- [Objective] Print, word for word, the opening line of the data below and every line after it through the line that contains "from matplotlib.colors import LogNorm", but not the pictures.

......

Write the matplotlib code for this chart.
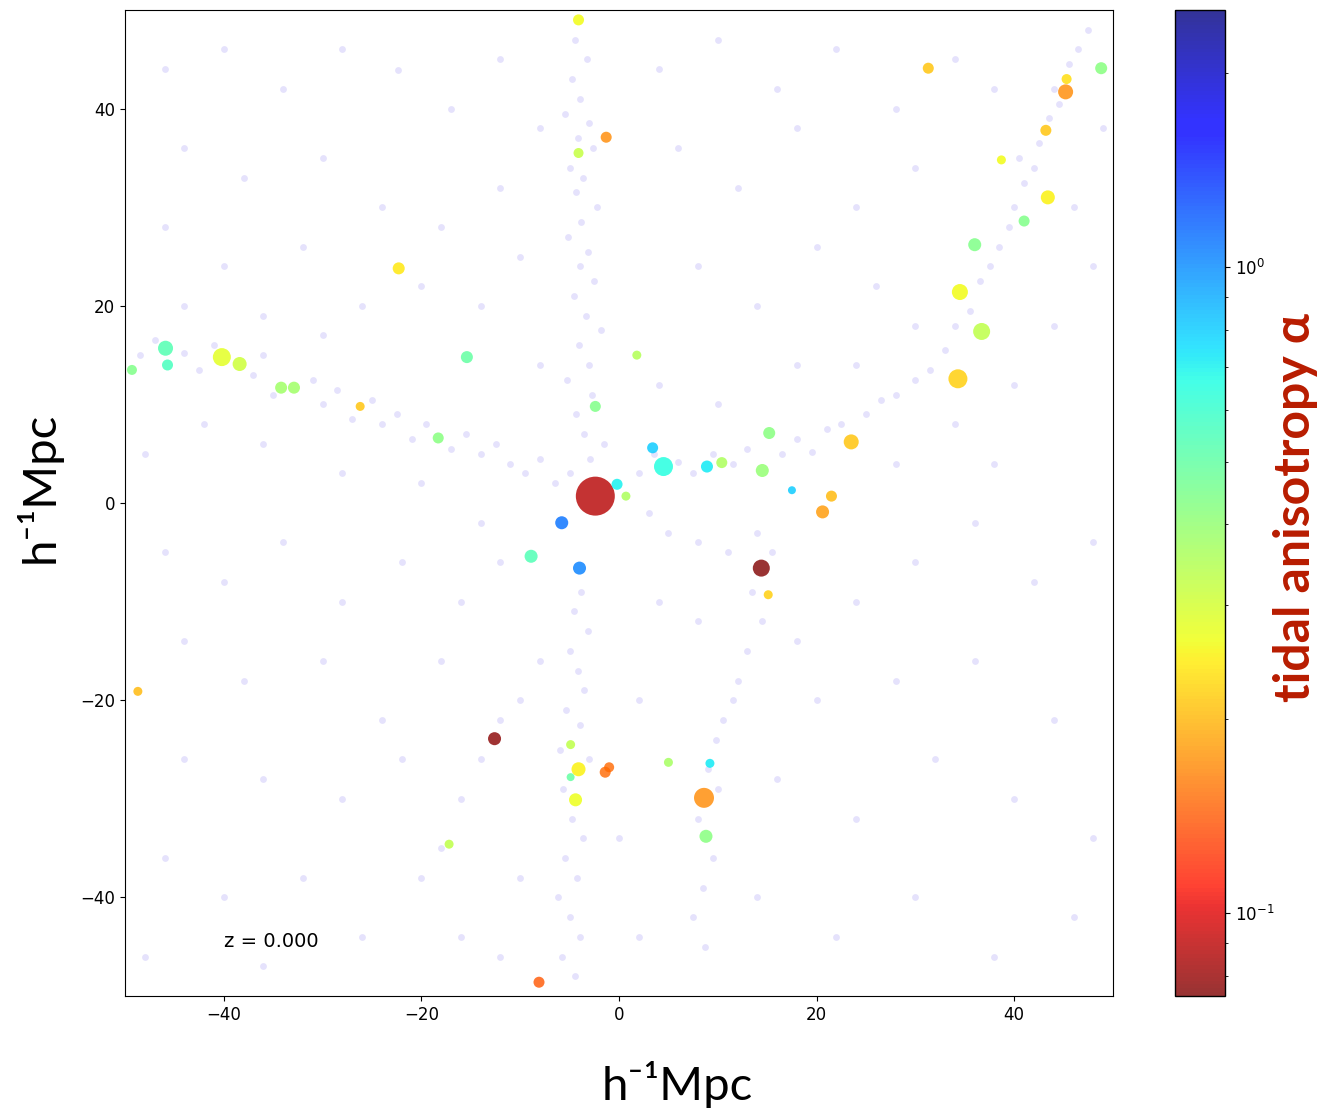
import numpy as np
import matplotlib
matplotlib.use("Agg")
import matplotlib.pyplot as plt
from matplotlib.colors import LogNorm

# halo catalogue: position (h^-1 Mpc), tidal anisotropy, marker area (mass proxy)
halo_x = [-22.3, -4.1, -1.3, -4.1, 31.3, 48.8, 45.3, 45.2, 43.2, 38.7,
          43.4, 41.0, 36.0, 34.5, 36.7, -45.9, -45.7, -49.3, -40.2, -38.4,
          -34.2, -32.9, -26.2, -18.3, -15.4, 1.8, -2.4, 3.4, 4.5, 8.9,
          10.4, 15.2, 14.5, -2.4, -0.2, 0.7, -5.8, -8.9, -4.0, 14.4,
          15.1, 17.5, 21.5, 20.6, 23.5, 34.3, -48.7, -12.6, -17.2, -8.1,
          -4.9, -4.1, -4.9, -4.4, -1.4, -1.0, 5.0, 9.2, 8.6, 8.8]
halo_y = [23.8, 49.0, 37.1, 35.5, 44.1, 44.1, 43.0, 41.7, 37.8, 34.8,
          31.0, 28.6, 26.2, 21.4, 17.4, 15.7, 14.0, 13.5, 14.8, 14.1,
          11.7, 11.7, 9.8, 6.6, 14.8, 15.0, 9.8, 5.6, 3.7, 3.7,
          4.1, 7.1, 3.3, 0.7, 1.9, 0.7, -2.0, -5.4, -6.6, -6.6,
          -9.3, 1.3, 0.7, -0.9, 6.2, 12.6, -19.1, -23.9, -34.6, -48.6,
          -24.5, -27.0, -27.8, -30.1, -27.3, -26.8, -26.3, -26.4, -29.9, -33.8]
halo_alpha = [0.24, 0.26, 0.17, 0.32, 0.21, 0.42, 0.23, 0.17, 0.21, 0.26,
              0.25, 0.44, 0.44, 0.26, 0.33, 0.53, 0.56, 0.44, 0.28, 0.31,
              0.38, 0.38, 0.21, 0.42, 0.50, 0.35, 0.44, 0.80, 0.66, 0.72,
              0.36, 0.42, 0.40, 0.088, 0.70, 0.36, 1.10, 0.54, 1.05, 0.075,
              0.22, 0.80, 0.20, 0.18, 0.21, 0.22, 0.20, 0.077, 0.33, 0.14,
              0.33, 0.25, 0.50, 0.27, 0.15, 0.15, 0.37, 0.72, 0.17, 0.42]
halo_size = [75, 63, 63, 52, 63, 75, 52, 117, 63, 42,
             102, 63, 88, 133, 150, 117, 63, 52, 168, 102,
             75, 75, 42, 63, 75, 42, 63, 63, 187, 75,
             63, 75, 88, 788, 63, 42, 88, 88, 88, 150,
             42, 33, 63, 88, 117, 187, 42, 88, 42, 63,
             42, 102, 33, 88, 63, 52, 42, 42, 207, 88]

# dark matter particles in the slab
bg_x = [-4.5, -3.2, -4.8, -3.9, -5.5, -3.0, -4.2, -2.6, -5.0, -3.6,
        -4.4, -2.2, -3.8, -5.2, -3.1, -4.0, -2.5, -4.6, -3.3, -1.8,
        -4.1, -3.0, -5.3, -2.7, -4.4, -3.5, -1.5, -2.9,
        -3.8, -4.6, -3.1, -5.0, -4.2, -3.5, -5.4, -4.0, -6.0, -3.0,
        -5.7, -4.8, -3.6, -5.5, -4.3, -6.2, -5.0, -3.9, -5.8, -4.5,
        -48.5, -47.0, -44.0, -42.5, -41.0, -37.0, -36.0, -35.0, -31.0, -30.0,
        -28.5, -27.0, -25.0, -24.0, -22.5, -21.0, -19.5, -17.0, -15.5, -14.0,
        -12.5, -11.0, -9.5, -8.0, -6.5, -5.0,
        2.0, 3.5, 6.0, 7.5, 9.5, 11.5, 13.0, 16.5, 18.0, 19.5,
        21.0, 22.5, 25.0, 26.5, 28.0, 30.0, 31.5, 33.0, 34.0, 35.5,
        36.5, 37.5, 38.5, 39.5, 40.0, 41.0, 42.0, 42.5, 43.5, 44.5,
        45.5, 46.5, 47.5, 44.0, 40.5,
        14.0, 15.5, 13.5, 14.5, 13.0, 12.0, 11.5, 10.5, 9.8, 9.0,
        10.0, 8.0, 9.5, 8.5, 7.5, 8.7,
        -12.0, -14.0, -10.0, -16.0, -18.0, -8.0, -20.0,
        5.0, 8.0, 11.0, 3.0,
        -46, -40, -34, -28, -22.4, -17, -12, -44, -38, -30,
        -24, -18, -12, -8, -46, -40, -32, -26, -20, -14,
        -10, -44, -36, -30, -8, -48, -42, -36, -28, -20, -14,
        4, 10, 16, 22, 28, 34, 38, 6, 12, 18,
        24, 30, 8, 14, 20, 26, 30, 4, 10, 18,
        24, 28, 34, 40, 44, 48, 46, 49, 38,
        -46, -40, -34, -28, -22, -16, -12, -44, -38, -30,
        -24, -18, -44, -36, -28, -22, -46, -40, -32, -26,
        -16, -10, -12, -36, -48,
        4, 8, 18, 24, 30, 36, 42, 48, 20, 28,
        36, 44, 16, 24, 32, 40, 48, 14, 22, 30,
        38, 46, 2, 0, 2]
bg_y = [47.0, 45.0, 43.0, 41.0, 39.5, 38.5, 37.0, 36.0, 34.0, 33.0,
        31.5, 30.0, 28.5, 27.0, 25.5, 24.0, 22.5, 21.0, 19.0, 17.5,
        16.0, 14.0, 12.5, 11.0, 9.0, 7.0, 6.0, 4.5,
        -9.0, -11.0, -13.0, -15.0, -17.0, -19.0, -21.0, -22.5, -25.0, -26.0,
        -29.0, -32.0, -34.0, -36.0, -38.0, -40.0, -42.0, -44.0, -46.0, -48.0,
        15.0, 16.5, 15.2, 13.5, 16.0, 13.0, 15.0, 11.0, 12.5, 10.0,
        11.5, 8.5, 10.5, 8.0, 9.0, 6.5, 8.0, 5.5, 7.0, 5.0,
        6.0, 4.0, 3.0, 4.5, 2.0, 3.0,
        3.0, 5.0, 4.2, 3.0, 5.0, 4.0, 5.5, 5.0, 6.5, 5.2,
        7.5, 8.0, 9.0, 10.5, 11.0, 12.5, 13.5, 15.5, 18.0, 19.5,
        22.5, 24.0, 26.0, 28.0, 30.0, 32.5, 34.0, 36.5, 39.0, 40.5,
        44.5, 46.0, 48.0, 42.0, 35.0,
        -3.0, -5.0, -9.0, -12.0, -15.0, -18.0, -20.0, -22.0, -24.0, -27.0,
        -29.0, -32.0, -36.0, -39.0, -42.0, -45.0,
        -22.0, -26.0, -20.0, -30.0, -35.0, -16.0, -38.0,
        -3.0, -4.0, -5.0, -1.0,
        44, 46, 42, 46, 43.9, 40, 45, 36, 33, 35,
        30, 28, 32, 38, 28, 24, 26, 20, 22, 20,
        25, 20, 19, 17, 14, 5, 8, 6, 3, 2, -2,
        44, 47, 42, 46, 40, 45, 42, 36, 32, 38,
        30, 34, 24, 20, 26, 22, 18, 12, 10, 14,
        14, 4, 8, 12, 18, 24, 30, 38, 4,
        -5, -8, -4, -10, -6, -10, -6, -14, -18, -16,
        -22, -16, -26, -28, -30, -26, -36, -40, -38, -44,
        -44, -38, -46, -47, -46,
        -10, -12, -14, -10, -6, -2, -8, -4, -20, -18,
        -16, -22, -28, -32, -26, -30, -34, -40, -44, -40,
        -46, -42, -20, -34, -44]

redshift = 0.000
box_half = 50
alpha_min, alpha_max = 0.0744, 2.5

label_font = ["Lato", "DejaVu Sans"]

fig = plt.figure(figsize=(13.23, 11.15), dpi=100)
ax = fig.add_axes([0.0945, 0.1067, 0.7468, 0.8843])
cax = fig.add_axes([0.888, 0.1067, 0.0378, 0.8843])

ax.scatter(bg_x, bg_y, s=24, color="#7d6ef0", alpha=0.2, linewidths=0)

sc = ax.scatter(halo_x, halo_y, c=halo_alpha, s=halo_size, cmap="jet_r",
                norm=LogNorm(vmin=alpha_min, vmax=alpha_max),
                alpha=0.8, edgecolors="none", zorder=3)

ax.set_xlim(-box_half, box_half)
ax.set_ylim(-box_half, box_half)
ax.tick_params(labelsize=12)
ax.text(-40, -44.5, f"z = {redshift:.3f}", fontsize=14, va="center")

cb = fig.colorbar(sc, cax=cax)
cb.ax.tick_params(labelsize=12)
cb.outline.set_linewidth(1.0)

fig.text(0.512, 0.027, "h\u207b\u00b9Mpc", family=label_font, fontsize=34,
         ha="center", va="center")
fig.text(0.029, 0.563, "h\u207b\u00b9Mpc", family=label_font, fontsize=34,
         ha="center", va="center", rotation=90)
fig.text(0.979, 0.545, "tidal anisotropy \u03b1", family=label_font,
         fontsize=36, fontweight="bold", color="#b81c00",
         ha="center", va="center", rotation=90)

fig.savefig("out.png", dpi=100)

......

- [Answer to this task]
Write the matplotlib code for this chart.
import numpy as np
import matplotlib
matplotlib.use("Agg")
import matplotlib.pyplot as plt
from matplotlib.colors import LogNorm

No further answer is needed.